The debt limit agreement having now been signed into law, the media is full of analyses of who “won” and who “lost,” and the arguments are as passionate and pointless as all those quarrels in the wake of any sporting event over what plays they should have called instead and what infractions the referees missed and who cheated and who wasn’t trying hard enough.
While we continue to argue over whether that’s a dragon or a gecko in Kal’s cartoon, and who’s doing what about climate change, even assuming there is such a thing.
I just saw a social media posting about how old discarded solar panels will be an environmental disaster, which is true if all you do is discard them, so it’s good to know the petroleum industry is active in educating everyone on why we shouldn’t bother to try, besides, y’know, the way wind farms kill whales (which of course they don’t).
And you thought the folks at the Tobacco Institute were all out of work!
Mind you, there’s also an element of hopelessness from the other side of the debate, and Pat Hudson jokes about the main cause of climate change, which is true enough but, as he suggests, not something so easily solved.

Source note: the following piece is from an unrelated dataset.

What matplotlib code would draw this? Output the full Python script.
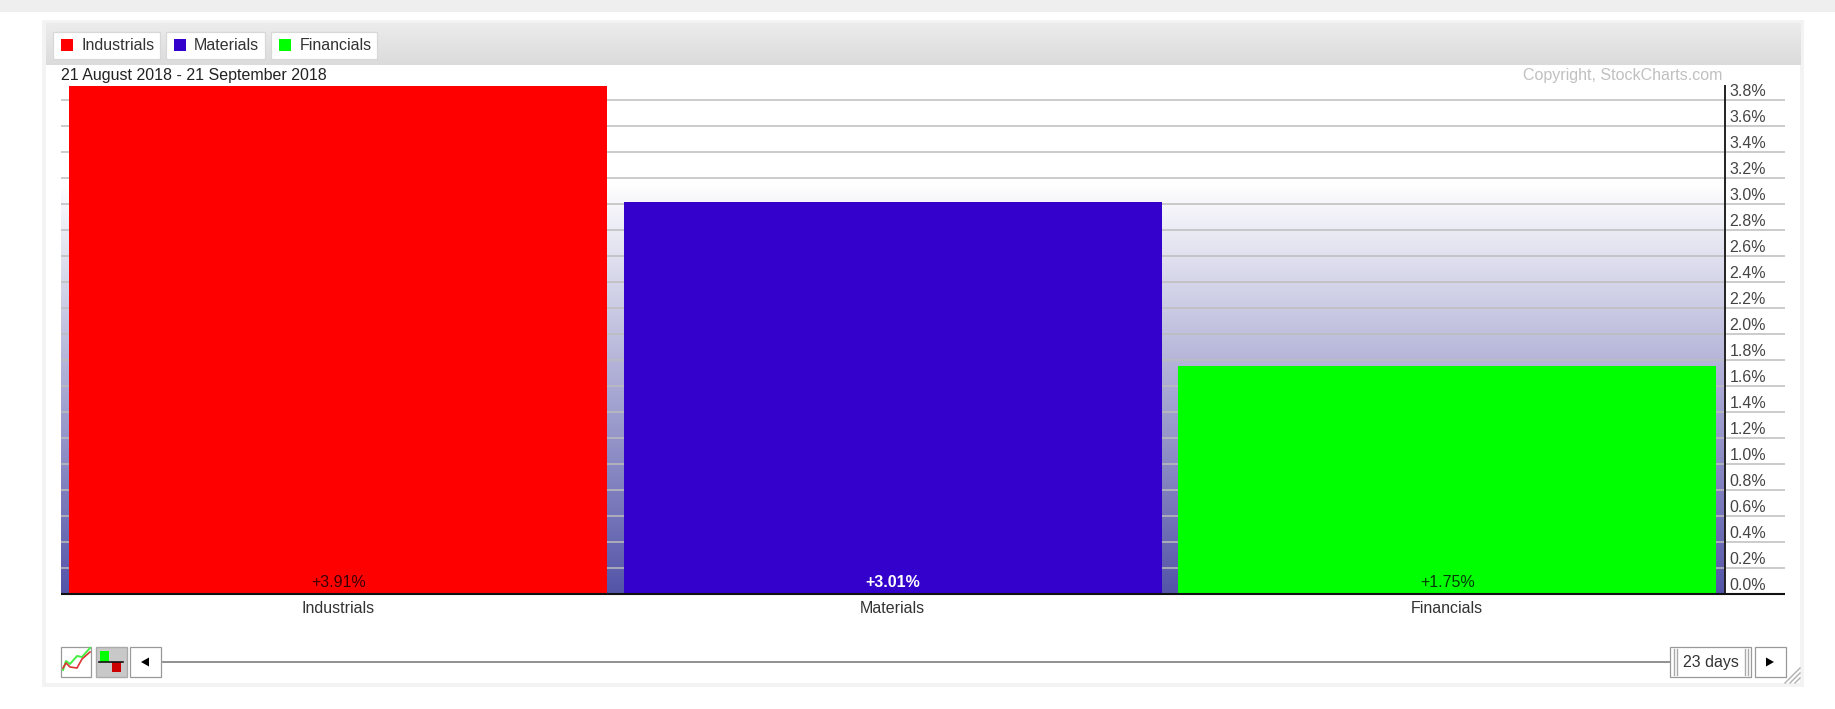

“If God were a computer, undoubtedly he’d blow up the world, which would be the answer.” — Phil Ochs
Without human values as a buffer, Artificial Intelligence is already playing God and thereby doing harm.
Chris Britt (Creators) posted a cartoon in favor of kindness, charity and tolerance, but Facebook’s algorithms tagged it as hate speech and warned him not to repeat such things.
As Man Overboard suggests, it’s easy enough to land in Facebook Jail without ever interacting with a human being, and the first rule of Facebook Jail is you don’t raise questions about Facebook Jail.
That may or may not be a joke, but it is becoming obvious that AI and algorithms don’t process humor well or sarcasm at all, and, as in the cartoon, you won’t likely get to appeal to a human.
Which raises problems for political cartoonists but much greater problems, the BBC reports, for distant correspondents attempting to report on war crimes, whose graphic descriptions can be disappeared by AI almost as soon as they are posted.
There is, it turns out, a point at which how you are able to play the game is an indicator of whether we’re all going to win or lose.